M. al-Rubaye a par ailleurs dû faire face aux critiques du gouverneur de la province de Babylone, Hassan Mendil, qui a demandé deux jours avant le début du festival l’annulation des concerts prévus “en réponse aux appels d’étudiants en religion”.

Il faut dire que Kerbala et Najaf, deux villes saintes chiites connues et reconnues comme centres d’études religieuses, sont chacune à moins de cinquante kilomètres de Babylone. Mais Mohammed al-Rubaye a tenu bon et les concerts ont eu lieu : “C’est un joyeux festival qui reflète la culture irakienne”, se justifie-t-il. “Bien sûr, certaines peurs existent et nous devons prendre en compte l’opinion des autres. Partout les opinions sont diverses et nous les respectons”, ajoute-t-il.

Ali Saleh, un spectateur venu de Diwaniya, à 80 kilomètres au sud de Babylone, renchérit : “Nous n’avons pas peur. Si je veux chanter, c’est ma liberté. Il n’y aura pas de ‘velayat el-faqih’ en Irak”, s’exclame-t-il, en référence à la théorie venue d’Iran qui prône la primauté du religieux sur la politique.
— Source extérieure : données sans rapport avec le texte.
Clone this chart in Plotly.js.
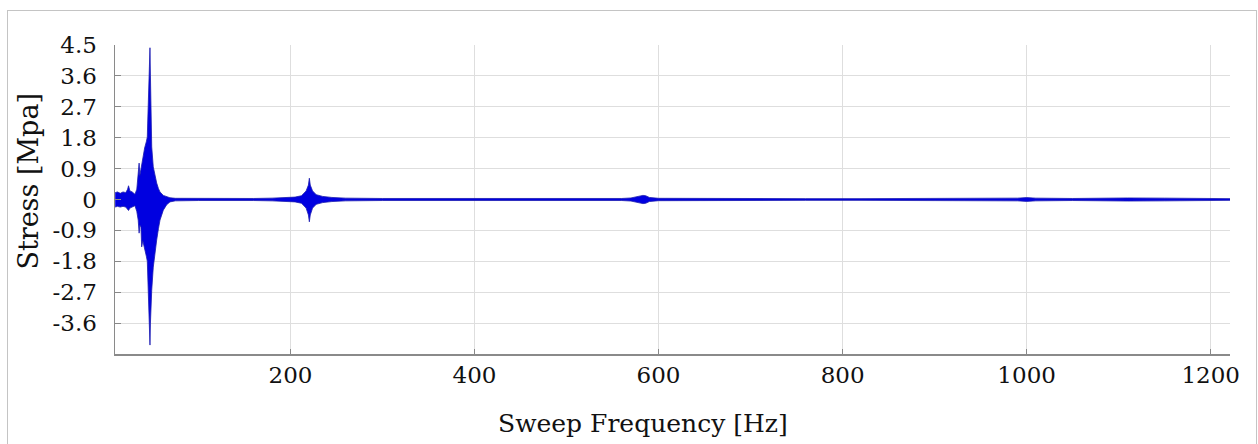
<!DOCTYPE html>
<html>
<head>
<meta charset="utf-8">
<script src="https://cdn.plot.ly/plotly-3.0.1.min.js"></script>
<style>
  html, body { margin: 0; padding: 0; background: #fff; }
  #chart { position: absolute; left: 0; top: 0; width: 1258px; height: 444px; }
  #frame { position: absolute; left: 7px; top: 10px; width: 1248px; height: 450px;
           border: 1px solid #c4c4c4; pointer-events: none; }
</style>
</head>
<body>
<div id="chart"></div>
<div id="frame"></div>
<script>
const freqHz = [9.5, 12, 15, 18, 21, 23, 24, 25.5, 28, 31, 33, 34.5, 35.5, 36.3, 37.5, 38.3, 39.5, 41.5, 43.5, 44.4, 44.8, 45.5, 46.2, 46.8, 47.3, 47.8, 48.4, 49.2, 50.9, 52.5, 54.6, 56.5, 58.2, 61.8, 65.5, 69, 75,
  100, 130, 160, 180, 195, 205, 212, 217, 219.5, 220.5, 221.5, 224, 228, 235, 245, 260, 300, 360, 420, 480, 530, 560, 570, 575, 580, 583, 586, 590, 600,
  650, 700, 760, 820, 880, 940, 990, 1000, 1010, 1050, 1070, 1080, 1110, 1150, 1170, 1200, 1221];
const upperMPa = [0.20, 0.22, 0.18, 0.22, 0.20, 0.30, 0.40, 0.25, 0.22, 0.15, 0.30, 0.80, 1.06, 0.70, 0.90, 1.10, 1.30, 1.50, 1.70, 1.82, 2.20, 2.70, 3.40, 4.00, 4.42, 3.60, 2.40, 1.53, 0.95, 0.70, 0.48, 0.32, 0.22, 0.12, 0.08, 0.05, 0.035,
  0.03, 0.025, 0.03, 0.04, 0.05, 0.07, 0.11, 0.25, 0.42, 0.62, 0.42, 0.25, 0.14, 0.09, 0.06, 0.04, 0.03, 0.025, 0.025, 0.025, 0.025, 0.03, 0.045, 0.08, 0.11, 0.12, 0.11, 0.06, 0.035,
  0.025, 0.025, 0.025, 0.025, 0.025, 0.03, 0.04, 0.055, 0.04, 0.03, 0.035, 0.05, 0.045, 0.04, 0.03, 0.025, 0.025];
const lowerMPa = [-0.22, -0.20, -0.22, -0.20, -0.22, -0.28, -0.32, -0.25, -0.22, -0.18, -0.35, -0.60, -0.98, -0.75, -0.80, -1.38, -1.20, -1.40, -1.67, -1.80, -2.14, -2.50, -3.20, -3.80, -4.24, -3.60, -2.90, -2.64, -1.97, -1.55, -1.18, -0.85, -0.60, -0.31, -0.15, -0.07, -0.04,
  -0.03, -0.025, -0.03, -0.04, -0.05, -0.07, -0.11, -0.25, -0.45, -0.65, -0.45, -0.25, -0.14, -0.09, -0.06, -0.04, -0.03, -0.025, -0.025, -0.025, -0.025, -0.03, -0.045, -0.08, -0.11, -0.12, -0.11, -0.06, -0.035,
  -0.025, -0.025, -0.025, -0.025, -0.025, -0.03, -0.04, -0.055, -0.04, -0.03, -0.035, -0.05, -0.045, -0.04, -0.03, -0.025, -0.025];

const yTickVals = [-3.6, -2.7, -1.8, -0.9, 0, 0.9, 1.8, 2.7, 3.6, 4.5];
const yTickText = ['-3.6', '-2.7', '-1.8', '-0.9', '0', '0.9', '1.8', '2.7', '3.6', '4.5'];
const xTickVals = [200, 400, 600, 800, 1000, 1200];
const xTickText = ['200', '400', '600', '800', '1000', '1200'];
const xTitle = 'Sweep Frequency [Hz]';
const yTitle = 'Stress [Mpa]';

const blue = '#0000e0';
const traces = [
  { x: freqHz, y: upperMPa, type: 'scatter', mode: 'lines',
    line: { color: '#1a1ab0', width: 0.8 }, hoverinfo: 'skip', showlegend: false },
  { x: freqHz, y: lowerMPa, type: 'scatter', mode: 'lines', fill: 'tonexty',
    fillcolor: blue, line: { color: '#1a1ab0', width: 0.8 }, hoverinfo: 'skip', showlegend: false }
];

const fam = '"DejaVu Serif", "Liberation Serif", serif';
const layout = {
  width: 1258, height: 444,
  margin: { l: 115, r: 28, t: 45, b: 90 },
  paper_bgcolor: '#ffffff', plot_bgcolor: '#ffffff',
  showlegend: false,
  font: { family: fam, color: '#111' },
  xaxis: {
    range: [9.3, 1221],
    tickvals: xTickVals, ticktext: xTickText,
    tickfont: { family: fam, size: 23, color: '#111' },
    ticks: 'inside', ticklen: 5, tickcolor: '#888',
    showgrid: true, gridcolor: '#dedede', gridwidth: 1,
    showline: true, linecolor: '#8a8a8a', linewidth: 1.5,
    zeroline: false,
    ticklabelstandoff: 0
  },
  yaxis: {
    range: [-4.5, 4.5],
    tickvals: yTickVals, ticktext: yTickText,
    tickfont: { family: fam, size: 23, color: '#111' },
    ticks: 'inside', ticklen: 6, tickcolor: '#888',
    showgrid: true, gridcolor: '#dedede', gridwidth: 1,
    showline: true, linecolor: '#8a8a8a', linewidth: 1.5,
    zeroline: false,
    ticklabelstandoff: 12
  },
  annotations: [
    { text: xTitle, xref: 'paper', yref: 'paper', x: 0.4735, y: -0.2265,
      xanchor: 'center', yanchor: 'middle', showarrow: false,
      font: { family: fam, size: 25, color: '#111' } },
    { text: yTitle, xref: 'paper', yref: 'paper', x: -0.0771, y: 0.558,
      xanchor: 'center', yanchor: 'middle', showarrow: false, textangle: -90,
      font: { family: fam, size: 27, color: '#111' } }
  ]
};

Plotly.newPlot('chart', traces, layout, { displayModeBar: false, staticPlot: true });
</script>
</body>
</html>
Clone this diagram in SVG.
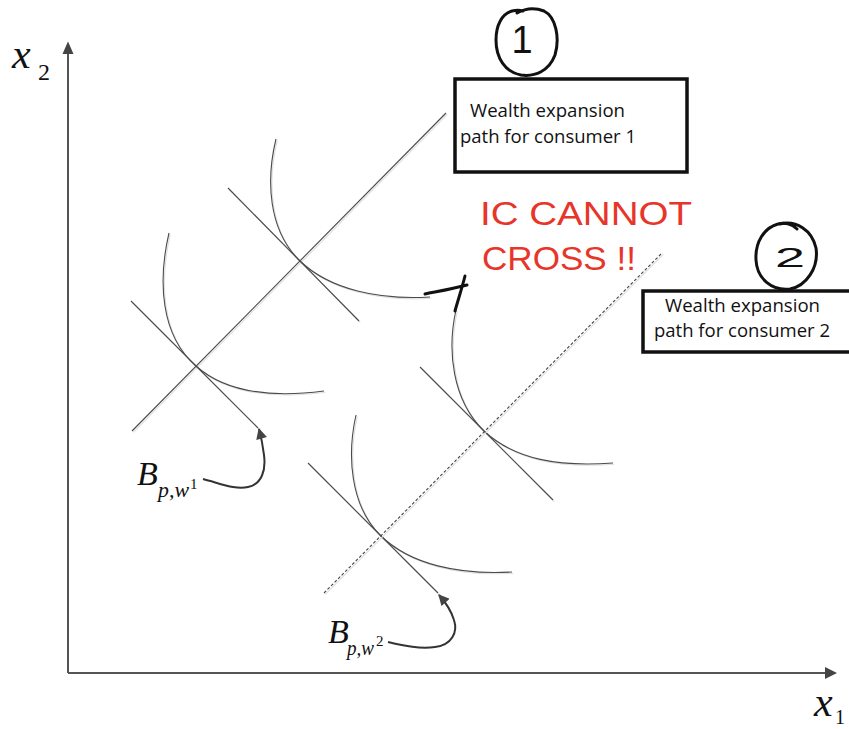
<svg xmlns="http://www.w3.org/2000/svg" width="849" height="729" viewBox="0 0 849 729">
<style>
.ln{fill:none;stroke-width:1.1}
.axis{stroke:#555;stroke-width:2;fill:none}
.ahd{fill:#444;stroke:none}
.box{fill:#fff;stroke:#111;stroke-width:3.5}
.bt{font-family:"Open Sans","Liberation Sans",sans-serif;font-size:18.5px;fill:#111}
.math{font-family:"Liberation Serif",serif;font-style:italic;fill:#111}
.num{font-family:"Liberation Serif",serif;fill:#111}
.hand{fill:none;stroke:#111;stroke-width:3;stroke-linecap:round;stroke-linejoin:round}
.hnum{font-family:"Liberation Sans",sans-serif;fill:#111}
.red{font-family:"Liberation Sans",sans-serif;fill:#e8352a}
.conn{fill:none;stroke:#333;stroke-width:2}
</style>
<defs>
<marker id="arr" viewBox="0 0 10 10" refX="9" refY="5" markerWidth="12" markerHeight="11" markerUnits="userSpaceOnUse" orient="auto">
<path d="M0,0 L10,5 L0,10 z" fill="#444"/>
</marker>
<g id="plot">
<path id="wep1" d="M132,431 L446,113"/>
<path id="bl1" d="M131,301 L258,428"/>
<path id="bl2" d="M228,188 L359,321"/>
<path id="bl3" d="M420,367 L553,500"/>
<path id="bl4" d="M308,463 L438,593"/>
<path id="ic1" d="M169,233 C158,280 160,335 196,366 C225,392 270,398 324,391"/>
<path id="ic2" d="M276,139 C266,180 268,230 300,261 C330,290 380,300 430,297"/>
<path id="ic3" d="M456,310 C447,350 452,400 484,431 C515,460 560,467 613,463"/>
<path id="ic4" d="M356,415 C347,455 350,505 380,535 C410,565 460,575 512,572"/>
</g>
</defs>
<rect width="849" height="729" fill="#fff"/>
<g id="axes">
<path class="axis" d="M68,673 L68,53 M68,673 L826,673"/>
<path class="ahd" d="M62.5,54 L68,41.5 L73.5,54 z"/>
<path class="ahd" d="M825,667 L837,673 L825,679 z"/>
<text class="math" x="12" y="68" font-size="42">x</text>
<text class="num" x="38" y="80" font-size="24">2</text>
<text class="math" x="814" y="716" font-size="42">x</text>
<text class="num" x="835" y="724" font-size="20">1</text>
</g>
<g id="curves">
<use href="#plot" transform="translate(1.3,1.3)" class="ln" stroke="#dedede"/>
<use href="#plot" class="ln" stroke="#4a4a4a"/>
<path id="wep2-shadow" d="M325.3,594.3 L663.3,254.3" fill="none" stroke="#dedede" stroke-width="1.1"/>
<path id="wep2" d="M324,593 L662,253" fill="none" stroke="#444" stroke-width="1.1" stroke-dasharray="3,2"/>
</g>
<g id="cross-mark">
<path class="hand" d="M425,294 C440,291 452,289 467,285"/>
<path class="hand" d="M465,276 C462,288 458,300 455,311"/>
</g>
<g id="box1">
<rect class="box" x="455" y="79" width="232" height="93"/>
<text class="bt" x="470" y="117" textLength="155" lengthAdjust="spacingAndGlyphs">Wealth expansion</text>
<text class="bt" x="460" y="143" textLength="176" lengthAdjust="spacingAndGlyphs">path for consumer 1</text>
</g>
<g id="label1">
<path class="hand" d="M517,13 C524,9 534,7 544,11 C556,17 560,38 555,55 C549,71 535,77 521,75 C505,72 496,58 496,40 C496,25 502,14 512,11 C516,10 520,10 523,11"/>
<text class="hnum" x="522" y="53" font-size="38" text-anchor="middle">1</text>
</g>
<g id="box2">
<rect class="box" x="643" y="291" width="220" height="61"/>
<text class="bt" x="665" y="312" textLength="155" lengthAdjust="spacingAndGlyphs">Wealth expansion</text>
<text class="bt" x="654" y="337" textLength="176" lengthAdjust="spacingAndGlyphs">path for consumer 2</text>
</g>
<g id="label2">
<path class="hand" d="M780,224 C796,220 812,230 816,248 C819,268 806,286 790,289 C772,291 757,279 756,260 C755,242 764,228 778,224 C784,222 792,224 797,229"/>
<text class="hnum" x="790" y="267" font-size="28" text-anchor="middle" textLength="30" lengthAdjust="spacingAndGlyphs">2</text>
</g>
<g id="note">
<text class="red" x="480" y="225" font-size="34" textLength="212" lengthAdjust="spacingAndGlyphs">IC CANNOT</text>
<text class="red" x="482" y="270" font-size="34" textLength="154" lengthAdjust="spacingAndGlyphs">CROSS !!</text>
</g>
<g id="budget-labels">
<text class="math" x="137" y="485" font-size="34">B</text>
<text class="math" x="158" y="497" font-size="21" textLength="31" lengthAdjust="spacingAndGlyphs">p,w</text>
<text class="num" x="190" y="489" font-size="15">1</text>
<text class="math" x="328" y="643" font-size="34">B</text>
<text class="math" x="347" y="655" font-size="21" textLength="27" lengthAdjust="spacingAndGlyphs">p,w</text>
<text class="num" x="376" y="646" font-size="15">2</text>
</g>
<g id="connectors">
<path class="conn" marker-end="url(#arr)" d="M203,479 C222,484 236,490 248,487 C262,484 266,470 264,455 C263,447 262,440 259,429"/>
<path class="conn" marker-end="url(#arr)" d="M388,642 C405,646 420,649 435,647 C452,645 458,632 454,620 C451,610 447,604 439,595"/>
</g>
</svg>
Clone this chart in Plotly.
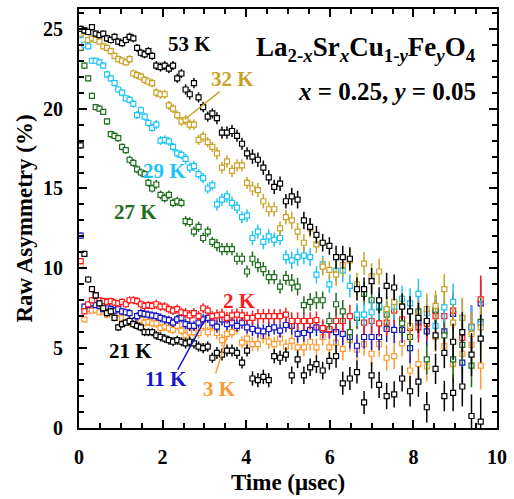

En coulisses, et loin de ces préoccupations, le groupe folklorique serbe et les danseurs de dabkeh (danse de groupe en ligne populaire) jordaniens et palestiniens se préparent à prendre d’assaut la scène du théâtre. Le chef de l’ensemble jordanien, Yasser al-Ardawi, remet son keffieh rouge et blanc en place et lance : “Le retour du festival de Babylone après vingt ans d’absence est très important pour nous. Cela signifie que la sécurité et la stabilité sont revenues en Irak.”